With Wild Witchcraft, Rebecca Beyer draws from her years of experience as an Appalachian witch and forager to give you a practical guide to herbalism and natural magic that will share: -The history of witchcraft and Western herbalism -How to create and maintain your own herbal garden -Recipes for tinctures, teas, salves, and other potions to use in rites and rituals -Spells, remedies, and rituals created with the wild green world around you, covering a range of topics, from self-healing to love to celebrating the turning of the seasons -And much more!
Fully going to confess the NPR of it all. My husband and I caught a snippet of an interview with Chaundry on NPR, and then I saw a banner ad for this book. Just like that, it’s on the TBR. I’ve also been thinking, reading, and listening to a lot of podcasts about fat bias and how the BMI is, frankly, a completely bananas measure that has no real relationship to health outcomes. Of course that means I need to read some memoirs on the topic as well.
“My entire life I have been less fat and more fat, but never not fat.”According to family lore, when Rabia Chaudry’s family returned to Pakistan for their first visit since moving to the United States, two-year-old Rabia was more than just a pudgy toddler. Dada Abu, her fit and sprightly grandfather, attempted to pick her up but had to put her straight back down, demanding of Chaudry’s mother: “What have you done to her?” The answer was two full bottles of half-and-half per day, frozen butter sticks to gnaw on, and lots and lots of American processed foods.
And yet, despite her parents plying her with all the wrong foods as they discovered Burger King and Dairy Queen, they were highly concerned for the future for their large-sized daughter. How would she ever find a suitable husband? There was merciless teasing by uncles, cousins, and kids at school, but Chaudry always loved food too much to hold a grudge against it. Soon she would leave behind fast food and come to love the Pakistani foods of her heritage, learning to cook them with wholesome ingredients and eat them in moderation. At once a love letter (with recipes) to fresh roti, chaat, chicken biryani, ghee, pakoras, shorba, parathay and an often hilarious dissection of life in a Muslim immigrant family, Fatty Fatty Boom Boom is also a searingly honest portrait of a woman grappling with a body that gets the job done but that refuses to meet the expectations of others.
I saw someone else had added this on Goodreads and if I am a sucker for anything, it’s a pretty cover and a close look at our current system of wellness and self-care. It comes out in March 2023, so off I go to see if there’s an ARC I can request.
You may have noticed that it’s nearly impossible to go even a couple days without coming across the term self-care. A word that encompasses any number of lifestyle choices and products–from juice cleanses to yoga workshops to luxury bamboo sheets–self-care has exploded in our collective consciousness as a panacea for practically all of women’s problems.
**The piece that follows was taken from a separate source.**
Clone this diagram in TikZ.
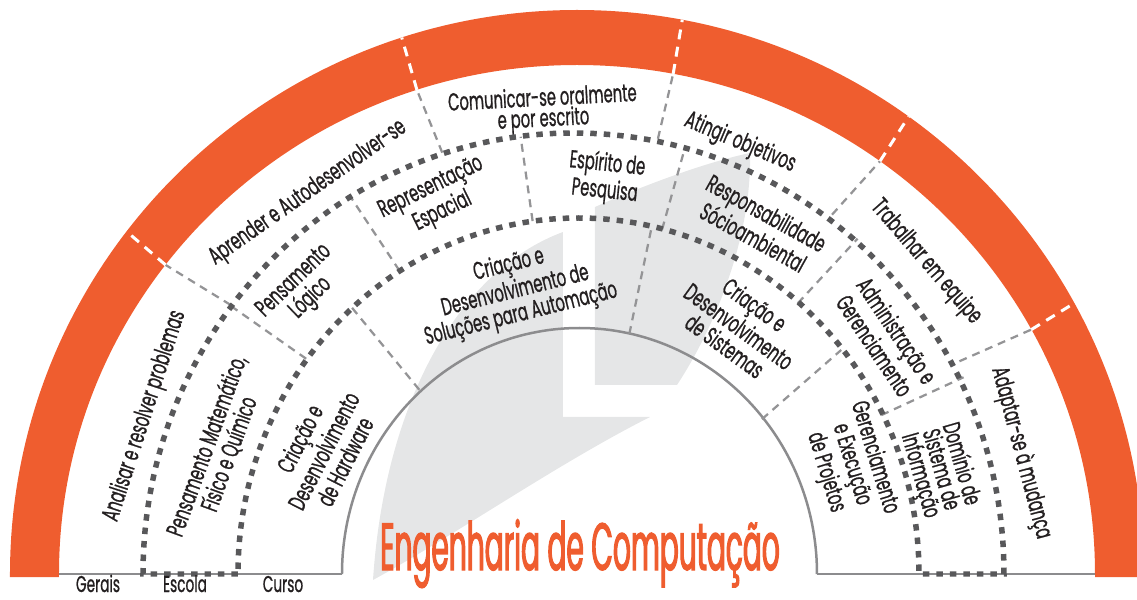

Dr. Pooja Lakshmin finds this cultural embrace of self-care incomplete at best and manipulative at worst. Self-care dogma says that to fix your troubles is as simple as buying a new day planner or signing up for a meditation class. But the game is rigged. The self-care fixes that our culture prescribes keep us looking outward–comparing ourselves with others or striving for a certain type of perfection. Real self-care, in contrast, is not as simple as a fancy spa retreat or a journaling app; it’s an internal process that involves hard work and making difficult decisions.
I love how this list pretty well encapsulates my reading interests. We have a romance, a witchy book, a memoir, and a book about self-care. That’s what we call a representative sample.
What about you, book friends? What have you recently added to your TBR? I’m also curious to hear how you track the books you want to read. Bullet journal? Goodreads? Storygraph?